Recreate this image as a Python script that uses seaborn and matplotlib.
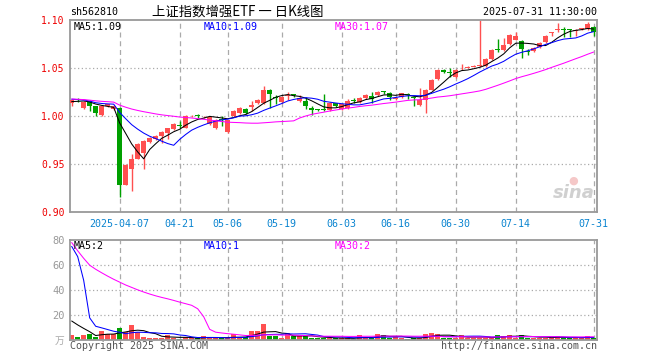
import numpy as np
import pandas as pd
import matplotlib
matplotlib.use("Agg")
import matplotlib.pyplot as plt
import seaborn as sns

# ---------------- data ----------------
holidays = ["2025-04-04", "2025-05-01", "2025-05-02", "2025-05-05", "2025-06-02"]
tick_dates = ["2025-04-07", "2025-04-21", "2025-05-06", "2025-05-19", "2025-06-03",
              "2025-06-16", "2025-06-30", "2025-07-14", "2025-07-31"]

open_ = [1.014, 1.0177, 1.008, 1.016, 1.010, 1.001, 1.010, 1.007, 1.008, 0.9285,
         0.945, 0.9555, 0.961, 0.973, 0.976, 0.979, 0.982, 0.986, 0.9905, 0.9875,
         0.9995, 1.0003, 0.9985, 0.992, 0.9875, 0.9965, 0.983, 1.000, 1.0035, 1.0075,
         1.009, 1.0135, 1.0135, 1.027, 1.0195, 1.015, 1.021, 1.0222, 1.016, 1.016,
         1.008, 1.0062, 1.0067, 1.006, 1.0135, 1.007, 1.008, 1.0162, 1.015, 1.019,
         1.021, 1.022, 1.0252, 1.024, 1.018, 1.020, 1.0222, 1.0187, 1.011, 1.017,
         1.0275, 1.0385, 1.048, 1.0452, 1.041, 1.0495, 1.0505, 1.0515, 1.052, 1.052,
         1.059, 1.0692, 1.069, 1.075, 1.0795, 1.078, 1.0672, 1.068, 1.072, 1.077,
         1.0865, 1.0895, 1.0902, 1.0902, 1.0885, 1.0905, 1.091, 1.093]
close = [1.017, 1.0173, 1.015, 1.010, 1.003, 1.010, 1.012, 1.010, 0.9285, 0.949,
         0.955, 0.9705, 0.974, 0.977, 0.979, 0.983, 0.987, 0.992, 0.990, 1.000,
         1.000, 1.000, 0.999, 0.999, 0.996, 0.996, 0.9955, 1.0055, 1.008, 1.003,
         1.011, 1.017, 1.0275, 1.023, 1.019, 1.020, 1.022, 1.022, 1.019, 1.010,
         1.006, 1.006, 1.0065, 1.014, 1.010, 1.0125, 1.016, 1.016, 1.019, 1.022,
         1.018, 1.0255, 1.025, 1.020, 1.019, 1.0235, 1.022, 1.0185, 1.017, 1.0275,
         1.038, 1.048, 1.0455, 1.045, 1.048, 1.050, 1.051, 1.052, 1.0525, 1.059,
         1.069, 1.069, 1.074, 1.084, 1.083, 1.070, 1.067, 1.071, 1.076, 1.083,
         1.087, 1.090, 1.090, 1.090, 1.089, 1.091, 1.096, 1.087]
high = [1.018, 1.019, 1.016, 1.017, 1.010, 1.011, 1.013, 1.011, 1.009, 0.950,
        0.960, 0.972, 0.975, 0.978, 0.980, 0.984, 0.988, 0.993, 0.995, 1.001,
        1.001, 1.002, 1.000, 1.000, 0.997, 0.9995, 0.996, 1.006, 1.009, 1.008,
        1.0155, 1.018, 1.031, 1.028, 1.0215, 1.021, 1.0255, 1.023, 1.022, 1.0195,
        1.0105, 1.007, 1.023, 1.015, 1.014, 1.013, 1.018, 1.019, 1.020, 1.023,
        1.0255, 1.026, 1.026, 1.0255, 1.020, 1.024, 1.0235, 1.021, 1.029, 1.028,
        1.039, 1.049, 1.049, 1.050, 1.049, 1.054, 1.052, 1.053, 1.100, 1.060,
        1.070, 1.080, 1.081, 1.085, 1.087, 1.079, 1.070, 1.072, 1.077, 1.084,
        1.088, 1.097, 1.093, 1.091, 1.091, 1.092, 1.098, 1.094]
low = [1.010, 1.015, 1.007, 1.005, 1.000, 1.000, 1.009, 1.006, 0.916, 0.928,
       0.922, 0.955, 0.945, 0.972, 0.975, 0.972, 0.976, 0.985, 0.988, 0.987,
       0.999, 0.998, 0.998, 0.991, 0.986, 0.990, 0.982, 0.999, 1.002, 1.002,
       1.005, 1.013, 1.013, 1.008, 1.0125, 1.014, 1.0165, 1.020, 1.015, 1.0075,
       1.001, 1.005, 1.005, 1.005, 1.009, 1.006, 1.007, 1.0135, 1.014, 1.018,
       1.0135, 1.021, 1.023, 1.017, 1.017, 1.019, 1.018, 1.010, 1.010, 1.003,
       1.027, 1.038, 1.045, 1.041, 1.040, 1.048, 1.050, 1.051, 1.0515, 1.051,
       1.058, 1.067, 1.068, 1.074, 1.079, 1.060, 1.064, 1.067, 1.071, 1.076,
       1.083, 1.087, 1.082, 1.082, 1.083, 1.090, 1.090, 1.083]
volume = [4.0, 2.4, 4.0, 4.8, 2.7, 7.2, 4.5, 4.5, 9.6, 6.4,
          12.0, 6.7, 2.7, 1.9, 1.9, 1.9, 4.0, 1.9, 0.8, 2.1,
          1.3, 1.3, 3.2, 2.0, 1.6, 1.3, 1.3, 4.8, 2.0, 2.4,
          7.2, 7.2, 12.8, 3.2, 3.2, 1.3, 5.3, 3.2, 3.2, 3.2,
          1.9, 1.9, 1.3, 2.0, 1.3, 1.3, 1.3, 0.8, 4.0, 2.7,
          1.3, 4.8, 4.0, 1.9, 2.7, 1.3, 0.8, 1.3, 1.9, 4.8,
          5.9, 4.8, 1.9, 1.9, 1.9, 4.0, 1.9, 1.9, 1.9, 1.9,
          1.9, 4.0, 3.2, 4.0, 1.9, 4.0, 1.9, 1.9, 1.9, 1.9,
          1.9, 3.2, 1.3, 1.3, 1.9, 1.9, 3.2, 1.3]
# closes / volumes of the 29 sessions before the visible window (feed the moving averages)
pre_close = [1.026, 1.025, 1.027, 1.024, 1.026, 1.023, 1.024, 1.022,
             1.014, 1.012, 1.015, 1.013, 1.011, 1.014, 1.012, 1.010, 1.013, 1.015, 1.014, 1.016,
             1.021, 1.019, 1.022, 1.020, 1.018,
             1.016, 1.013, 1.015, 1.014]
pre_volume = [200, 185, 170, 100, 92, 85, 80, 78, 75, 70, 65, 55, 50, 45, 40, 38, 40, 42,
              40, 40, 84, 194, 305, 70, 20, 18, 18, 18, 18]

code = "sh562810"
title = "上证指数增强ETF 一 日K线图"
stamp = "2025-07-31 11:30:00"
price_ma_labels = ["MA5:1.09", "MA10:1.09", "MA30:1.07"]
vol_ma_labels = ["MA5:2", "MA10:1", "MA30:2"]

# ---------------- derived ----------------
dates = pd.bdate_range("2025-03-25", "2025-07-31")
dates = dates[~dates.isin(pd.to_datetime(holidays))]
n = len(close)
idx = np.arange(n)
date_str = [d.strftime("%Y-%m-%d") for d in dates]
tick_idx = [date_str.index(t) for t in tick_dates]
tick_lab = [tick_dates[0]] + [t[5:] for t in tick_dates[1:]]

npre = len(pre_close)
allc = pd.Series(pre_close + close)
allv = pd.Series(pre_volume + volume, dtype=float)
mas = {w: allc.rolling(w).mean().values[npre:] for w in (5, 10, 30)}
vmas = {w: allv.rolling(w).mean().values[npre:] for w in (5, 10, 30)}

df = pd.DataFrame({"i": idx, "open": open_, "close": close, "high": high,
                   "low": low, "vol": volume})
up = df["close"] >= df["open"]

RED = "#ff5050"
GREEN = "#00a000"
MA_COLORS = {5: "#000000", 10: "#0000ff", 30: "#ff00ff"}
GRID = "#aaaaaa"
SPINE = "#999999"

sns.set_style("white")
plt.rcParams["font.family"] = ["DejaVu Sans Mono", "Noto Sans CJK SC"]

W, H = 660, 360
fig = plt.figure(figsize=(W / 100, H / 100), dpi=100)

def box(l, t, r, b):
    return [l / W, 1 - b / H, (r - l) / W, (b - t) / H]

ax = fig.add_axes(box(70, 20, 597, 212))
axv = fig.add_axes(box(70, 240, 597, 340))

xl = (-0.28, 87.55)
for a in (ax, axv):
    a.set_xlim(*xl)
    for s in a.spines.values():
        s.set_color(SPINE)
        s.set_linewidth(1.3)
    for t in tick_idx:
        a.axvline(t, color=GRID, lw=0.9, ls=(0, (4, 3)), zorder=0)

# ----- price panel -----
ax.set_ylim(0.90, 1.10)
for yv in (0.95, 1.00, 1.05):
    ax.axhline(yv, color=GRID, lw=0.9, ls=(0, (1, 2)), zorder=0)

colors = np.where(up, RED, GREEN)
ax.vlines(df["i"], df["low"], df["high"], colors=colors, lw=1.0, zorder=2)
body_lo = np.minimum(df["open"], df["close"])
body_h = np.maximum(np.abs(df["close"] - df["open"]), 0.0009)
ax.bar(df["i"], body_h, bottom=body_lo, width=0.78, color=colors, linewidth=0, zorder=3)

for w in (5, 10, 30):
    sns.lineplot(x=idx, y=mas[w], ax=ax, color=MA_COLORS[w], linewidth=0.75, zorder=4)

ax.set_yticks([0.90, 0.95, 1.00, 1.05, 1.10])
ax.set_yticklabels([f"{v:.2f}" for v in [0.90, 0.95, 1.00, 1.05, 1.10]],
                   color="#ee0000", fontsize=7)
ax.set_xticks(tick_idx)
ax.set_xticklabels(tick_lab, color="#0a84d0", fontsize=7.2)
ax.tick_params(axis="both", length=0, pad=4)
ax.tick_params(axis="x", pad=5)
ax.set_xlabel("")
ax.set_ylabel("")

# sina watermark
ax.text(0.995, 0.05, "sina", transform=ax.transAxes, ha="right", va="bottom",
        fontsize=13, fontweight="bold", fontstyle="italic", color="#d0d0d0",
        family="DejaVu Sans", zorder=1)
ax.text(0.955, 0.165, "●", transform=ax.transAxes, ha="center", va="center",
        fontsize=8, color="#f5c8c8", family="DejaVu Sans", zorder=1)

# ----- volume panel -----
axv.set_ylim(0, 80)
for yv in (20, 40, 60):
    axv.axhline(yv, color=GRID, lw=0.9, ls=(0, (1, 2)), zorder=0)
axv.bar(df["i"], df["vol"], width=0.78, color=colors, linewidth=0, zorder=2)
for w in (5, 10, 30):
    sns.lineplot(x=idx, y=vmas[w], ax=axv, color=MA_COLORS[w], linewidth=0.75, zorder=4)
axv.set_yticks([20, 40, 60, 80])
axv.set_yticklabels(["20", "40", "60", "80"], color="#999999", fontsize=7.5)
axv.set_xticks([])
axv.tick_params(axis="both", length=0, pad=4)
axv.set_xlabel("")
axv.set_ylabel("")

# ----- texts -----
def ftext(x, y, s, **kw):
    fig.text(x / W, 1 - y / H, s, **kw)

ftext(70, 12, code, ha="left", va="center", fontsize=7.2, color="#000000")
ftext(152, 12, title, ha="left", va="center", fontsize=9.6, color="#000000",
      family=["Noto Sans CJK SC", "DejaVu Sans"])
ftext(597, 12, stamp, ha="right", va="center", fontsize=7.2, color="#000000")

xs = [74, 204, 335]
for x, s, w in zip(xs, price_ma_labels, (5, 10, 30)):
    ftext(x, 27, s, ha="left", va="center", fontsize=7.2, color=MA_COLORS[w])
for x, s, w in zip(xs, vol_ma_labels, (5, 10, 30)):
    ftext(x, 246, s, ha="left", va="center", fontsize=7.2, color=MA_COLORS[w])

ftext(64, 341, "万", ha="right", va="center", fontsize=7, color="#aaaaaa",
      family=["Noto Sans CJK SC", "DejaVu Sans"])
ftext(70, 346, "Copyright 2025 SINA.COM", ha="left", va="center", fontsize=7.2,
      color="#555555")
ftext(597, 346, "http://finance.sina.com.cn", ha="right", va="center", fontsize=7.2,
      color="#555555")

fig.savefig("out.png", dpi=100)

....................

Objective
Every line that holds the word "seaborn" counts once; state the total number of such lines and nothing else.

Right answer
2